Open a black, double door into a space with mirrored ceilings and walls. The white formica floor is covered with three sizes of colored fluorescent dots. The room is filled with black light. Reflected on ceiling and walls, you are an integral part of the space.

"A mirror is a device which "obliterates everything including myself and others" in the light of another world or a gallant apparatus which creates nothingness." – Yayoi Kusama

Through a second set of double doors, walk first into a black corridor and then into an intensely lit space whose floor is covered in hot red dots. Three female mannequins painted white, their bodies and hair covered with the dots, are reflected in the mirrored walls and ceilings.
At the opening, the artist wore clothing made for the rooms: a yellow dress, yellow hat and yellow bag, all dotted in black in Dots Obsession; fluorescent dots covering her black kimono, hands, face and hair in Infinity Dots Mirrored Room.

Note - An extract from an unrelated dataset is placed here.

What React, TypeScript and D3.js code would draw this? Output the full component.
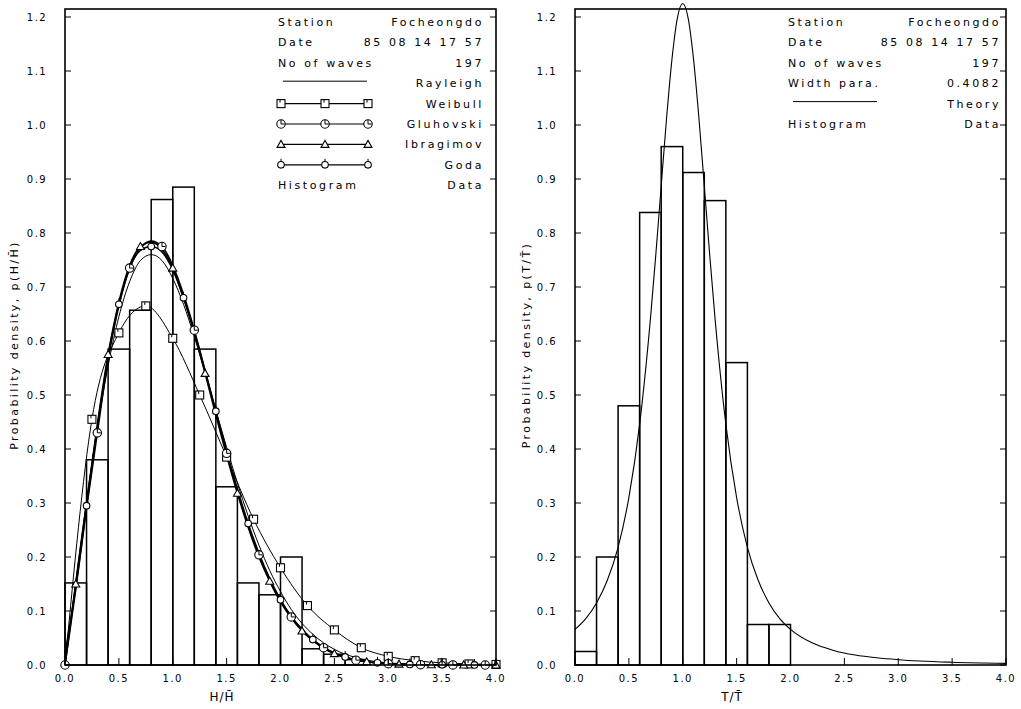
import React from "react";
import * as d3 from "d3";

// ---------- data ----------
const binEdges = [0.0, 0.2, 0.4, 0.6, 0.8, 1.0, 1.2, 1.4, 1.6, 1.8, 2.0, 2.2, 2.4, 2.6, 2.8];
const histH = [0.152, 0.38, 0.585, 0.657, 0.862, 0.885, 0.585, 0.33, 0.152, 0.13, 0.2, 0.03, 0.02, 0.01];
const histT = [0.025, 0.2, 0.48, 0.838, 0.96, 0.912, 0.86, 0.56, 0.075, 0.075];

const xGrid = [0, 0.1, 0.2, 0.3, 0.4, 0.5, 0.6, 0.7, 0.8, 0.9, 1.0, 1.1, 1.2, 1.3, 1.4, 1.5, 1.6, 1.7, 1.8, 1.9, 2.0,
  2.1, 2.2, 2.3, 2.4, 2.5, 2.6, 2.7, 2.8, 2.9, 3.0, 3.1, 3.2, 3.3, 3.4, 3.5, 3.6, 3.7, 3.8, 3.9, 4.0];
const rayleigh = [0, 0.156, 0.304, 0.439, 0.554, 0.645, 0.71, 0.749, 0.76, 0.749, 0.716, 0.668, 0.608, 0.542, 0.472,
  0.403, 0.337, 0.276, 0.222, 0.175, 0.136, 0.103, 0.077, 0.057, 0.041, 0.029, 0.02, 0.014, 0.009, 0.006, 0.004,
  0.0026, 0.0016, 0.001, 0.0006, 0.0004, 0.0002, 0.0001, 0.0001, 0, 0];
const gluhovski = [0, 0.14, 0.29, 0.43, 0.565, 0.665, 0.735, 0.772, 0.785, 0.775, 0.74, 0.686, 0.62, 0.545, 0.468,
  0.392, 0.322, 0.258, 0.204, 0.158, 0.12, 0.089, 0.065, 0.046, 0.032, 0.022, 0.014, 0.009, 0.006, 0.004, 0.0025,
  0.0016, 0.001, 0.0006, 0.0004, 0.0003, 0.0002, 0.0001, 0.0001, 0, 0];
const ibragimov = [0, 0.15, 0.3, 0.445, 0.575, 0.672, 0.74, 0.775, 0.783, 0.77, 0.735, 0.68, 0.614, 0.54, 0.463,
  0.388, 0.318, 0.255, 0.2, 0.155, 0.117, 0.087, 0.063, 0.045, 0.031, 0.021, 0.014, 0.009, 0.006, 0.004, 0.0025,
  0.0016, 0.001, 0.0006, 0.0004, 0.0003, 0.0002, 0.0001, 0.0001, 0, 0];
const goda = [0.02, 0.145, 0.295, 0.44, 0.57, 0.668, 0.735, 0.768, 0.775, 0.765, 0.732, 0.68, 0.617, 0.545, 0.47,
  0.396, 0.326, 0.262, 0.207, 0.16, 0.121, 0.09, 0.066, 0.047, 0.033, 0.022, 0.015, 0.01, 0.006, 0.004, 0.0025,
  0.0016, 0.001, 0.0006, 0.0004, 0.0003, 0.0002, 0.0001, 0.0001, 0, 0];

const xWeibull = [0, 0.25, 0.5, 0.75, 1.0, 1.25, 1.5, 1.75, 2.0, 2.25, 2.5, 2.75, 3.0, 3.25, 3.5, 3.75, 4.0];
const weibull = [0, 0.455, 0.615, 0.665, 0.605, 0.5, 0.385, 0.27, 0.18, 0.11, 0.065, 0.032, 0.016, 0.008, 0.004, 0.002, 0.001];

const xTheory = [0, 0.1, 0.2, 0.3, 0.4, 0.5, 0.6, 0.7, 0.75, 0.8, 0.85, 0.9, 0.95, 1.0, 1.05, 1.1, 1.15, 1.2, 1.25,
  1.3, 1.4, 1.5, 1.6, 1.7, 1.8, 1.9, 2.0, 2.2, 2.4, 2.6, 2.8, 3.0, 3.5, 4.0];
const theory = [0.066, 0.086, 0.115, 0.157, 0.218, 0.31, 0.446, 0.641, 0.76, 0.887, 1.013, 1.122, 1.198, 1.225,
  1.198, 1.122, 1.013, 0.887, 0.76, 0.641, 0.446, 0.31, 0.218, 0.157, 0.115, 0.086, 0.066, 0.041, 0.027, 0.0185,
  0.0133, 0.0098, 0.0051, 0.003];

const yTicks = [0, 0.1, 0.2, 0.3, 0.4, 0.5, 0.6, 0.7, 0.8, 0.9, 1.0, 1.1, 1.2];
const xTicks = [0, 0.5, 1.0, 1.5, 2.0, 2.5, 3.0, 3.5, 4.0];

const leftLegendHead = [["Station", "Focheongdo"], ["Date", "85 08 14 17 57"], ["No of waves", "197"]];
const rightLegendHead = [["Station", "Focheongdo"], ["Date", "85 08 14 17 57"], ["No of waves", "197"], ["Width para.", "0.4082"]];

// ---------- layout ----------
const W = 1021, H = 709;
const frameTop = 9, yTop = 17, yBot = 665;
const FONT = "'DejaVu Sans', sans-serif";
const fmt = d3.format(".1f");

function Marker({ kind, x, y }: { kind: string; x: number; y: number }) {
  const s = { fill: "white", stroke: "black", strokeWidth: 1.1 } as any;
  if (kind === "square")
    return (
      <g>
        <rect x={x - 4} y={y - 4} width={8} height={8} {...s} />
        <line x1={x - 1} y1={y - 4} x2={x - 1} y2={y - 1} stroke="black" strokeWidth={1} />
      </g>
    );
  if (kind === "circle")
    return (
      <g>
        <circle cx={x} cy={y} r={4.2} {...s} />
        <line x1={x} y1={y} x2={x} y2={y - 4} stroke="black" strokeWidth={1} />
        <line x1={x} y1={y} x2={x + 3.5} y2={y} stroke="black" strokeWidth={1} />
      </g>
    );
  if (kind === "triangle")
    return <path d={`M${x - 4},${y + 3}L${x},${y - 4}L${x + 4},${y + 3}Z`} {...s} />;
  return (
    <g>
      <circle cx={x} cy={y} r={3.3} {...s} />
      <line x1={x} y1={y - 3.3} x2={x} y2={y - 6} stroke="black" strokeWidth={1} />
    </g>
  );
}

function Frame({ x0, x1, sx, sy }: { x0: number; x1: number; sx: any; sy: any }) {
  return (
    <g>
      <rect x={x0} y={frameTop} width={x1 - x0} height={yBot - frameTop} fill="none" stroke="black" strokeWidth={1.6} />
      {yTicks.map((t) => (
        <g key={"y" + t}>
          <line x1={x0} x2={x0 + 6} y1={sy(t)} y2={sy(t)} stroke="black" strokeWidth={1} />
          <line x1={x1} x2={x1 - 6} y1={sy(t)} y2={sy(t)} stroke="black" strokeWidth={1} />
          <text x={x0 - 28} y={sy(t) + 4} textAnchor="middle" fontSize={10} fontFamily={FONT} letterSpacing={1.5}>
            {fmt(t)}
          </text>
        </g>
      ))}
      {xTicks.map((t) => (
        <g key={"x" + t}>
          <line x1={sx(t)} x2={sx(t)} y1={yBot} y2={yBot - 7} stroke="black" strokeWidth={1} />
          <text x={sx(t)} y={yBot + 17} textAnchor="middle" fontSize={10} fontFamily={FONT} letterSpacing={1.5}>
            {fmt(t)}
          </text>
        </g>
      ))}
    </g>
  );
}

function Bars({ vals, sx, sy }: { vals: number[]; sx: any; sy: any }) {
  return (
    <g>
      {vals.map((v, i) => (
        <rect key={i} x={sx(binEdges[i])} y={sy(v)} width={sx(binEdges[i + 1]) - sx(binEdges[i])}
          height={sy(0) - sy(v)} fill="none" stroke="black" strokeWidth={1.5} />
      ))}
    </g>
  );
}

function LegendText({ x0, x1, y, left, right }: any) {
  return (
    <g fontSize={11} fontFamily={FONT} letterSpacing={2.6}>
      {left ? <text x={x0} y={y + 4}>{left}</text> : null}
      {right ? <text x={x1} y={y + 4} textAnchor="end">{right}</text> : null}
    </g>
  );
}

export default function App() {
  const sxL = d3.scaleLinear().domain([0, 4]).range([65, 496]);
  const sxR = d3.scaleLinear().domain([0, 4]).range([575, 1006]);
  const sy = d3.scaleLinear().domain([0, 1.2]).range([yBot, yTop]);

  const mkLine = (sx: any, curve: any) =>
    d3.line<[number, number]>().x((d) => sx(d[0])).y((d) => sy(d[1])).curve(curve);
  const lineL = mkLine(sxL, d3.curveMonotoneX);
  const lineR = mkLine(sxR, d3.curveMonotoneX);
  const zip = (xs: number[], ys: number[]) => xs.map((x, i) => [x, ys[i]] as [number, number]);

  const bundle = [
    { vals: gluhovski, kind: "circle", off: 0 },
    { vals: ibragimov, kind: "triangle", off: 1 },
    { vals: goda, kind: "goda", off: 2 },
  ];

  const rowL = [22, 42.4, 62.8, 83.2, 103.6, 124, 144.4, 164.8, 185.2];
  const rowR = [22, 42.4, 62.8, 83.2, 103.6, 124];
  const lx0 = 278, lx1 = 484;
  const rx0 = 788, rx1 = 1001;
  const legMarks = [281, 325, 368];

  return (
    <svg width={W} height={H} style={{ position: "absolute", left: 0, top: 0, background: "white" }}>
      <rect width={W} height={H} fill="white" />
      {/* ---------- left chart ---------- */}
      <Bars vals={histH} sx={sxL} sy={sy} />
      <path d={lineL(zip(xGrid, rayleigh)) || ""} fill="none" stroke="black" strokeWidth={1} />
      <path d={lineL(zip(xWeibull, weibull)) || ""} fill="none" stroke="black" strokeWidth={1} />
      {bundle.map((b) => (
        <path key={b.kind} d={lineL(zip(xGrid, b.vals)) || ""} fill="none" stroke="black" strokeWidth={1.6} />
      ))}
      {xWeibull.map((x, i) => (i > 0 ? <Marker key={"w" + i} kind="square" x={sxL(x)} y={sy(weibull[i])} /> : null))}
      {bundle.map((b) =>
        xGrid.map((x, i) =>
          i % 3 === b.off ? <Marker key={b.kind + i} kind={b.kind} x={sxL(x)} y={sy(b.vals[i])} /> : null
        )
      )}
      <Frame x0={65} x1={496} sx={sxL} sy={sy} />

      {/* left legend */}
      {leftLegendHead.map((r, i) => (
        <LegendText key={i} x0={lx0} x1={lx1} y={rowL[i]} left={r[0]} right={r[1]} />
      ))}
      <line x1={283} x2={367} y1={rowL[3] - 2} y2={rowL[3] - 2} stroke="black" strokeWidth={1} />
      <LegendText x0={lx0} x1={lx1} y={rowL[3]} right="Rayleigh" />
      {[
        ["square", "Weibull"],
        ["circle", "Gluhovski"],
        ["triangle", "Ibragimov"],
        ["goda", "Goda"],
      ].map((m, k) => (
        <g key={m[0]}>
          <line x1={legMarks[0]} x2={legMarks[2]} y1={rowL[4 + k]} y2={rowL[4 + k]} stroke="black" strokeWidth={1.2} />
          {legMarks.map((mx) => (
            <Marker key={mx} kind={m[0]} x={mx} y={rowL[4 + k]} />
          ))}
          <LegendText x0={lx0} x1={lx1} y={rowL[4 + k]} right={m[1]} />
        </g>
      ))}
      <LegendText x0={lx0} x1={lx1} y={rowL[8]} left="Histogram" right="Data" />

      <text transform={`translate(18,345) rotate(-90)`} textAnchor="middle" fontSize={11} fontFamily={FONT} letterSpacing={2.4}>
        Probability density, p(H/H̄)
      </text>
      <text x={222} y={701} textAnchor="middle" fontSize={12} fontFamily={FONT} letterSpacing={1}>
        H/H̄
      </text>

      {/* ---------- right chart ---------- */}
      <Bars vals={histT} sx={sxR} sy={sy} />
      <path d={lineR(zip(xTheory, theory)) || ""} fill="none" stroke="black" strokeWidth={1.1} />
      <Frame x0={575} x1={1006} sx={sxR} sy={sy} />
      {rightLegendHead.map((r, i) => (
        <LegendText key={i} x0={rx0} x1={rx1} y={rowR[i]} left={r[0]} right={r[1]} />
      ))}
      <line x1={793} x2={877} y1={rowR[4] - 2} y2={rowR[4] - 2} stroke="black" strokeWidth={1} />
      <LegendText x0={rx0} x1={rx1} y={rowR[4]} right="Theory" />
      <LegendText x0={rx0} x1={rx1} y={rowR[5]} left="Histogram" right="Data" />

      <text transform={`translate(530,345) rotate(-90)`} textAnchor="middle" fontSize={11} fontFamily={FONT} letterSpacing={2.4}>
        Probability density, p(T/T̄)
      </text>
      <text x={732} y={701} textAnchor="middle" fontSize={12} fontFamily={FONT} letterSpacing={1}>
        T/T̄
      </text>
    </svg>
  );
}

"Dismantling and accumulating, proliferating and separating, the sense of obliterating and the sounds from the invisible cosmos. What are all these things?" –Yayoi Kusam

All of her work has come from a waking vision in which she sat at a table covered with a floral tablecloth, in a room covered with floral wallpaper, and saw that her hands, too, were covered with flowers.

Her work explores the obliteration of the self, as the viewer becomes part of the work, reflected in mirrors, obstructed by organic forms, almost as if being sucked into the walls. Yayoi Kusama lives, by choice, in a psychiatric hopsital in Tokyo. This is the largest work she has ever made.

Kusama's work has been seen in numerous exhibitions in Europe and Japan and she was the first artist to represent Japan with a solo show at the 1993 Venice Biennale, but her work is still little known in the United States.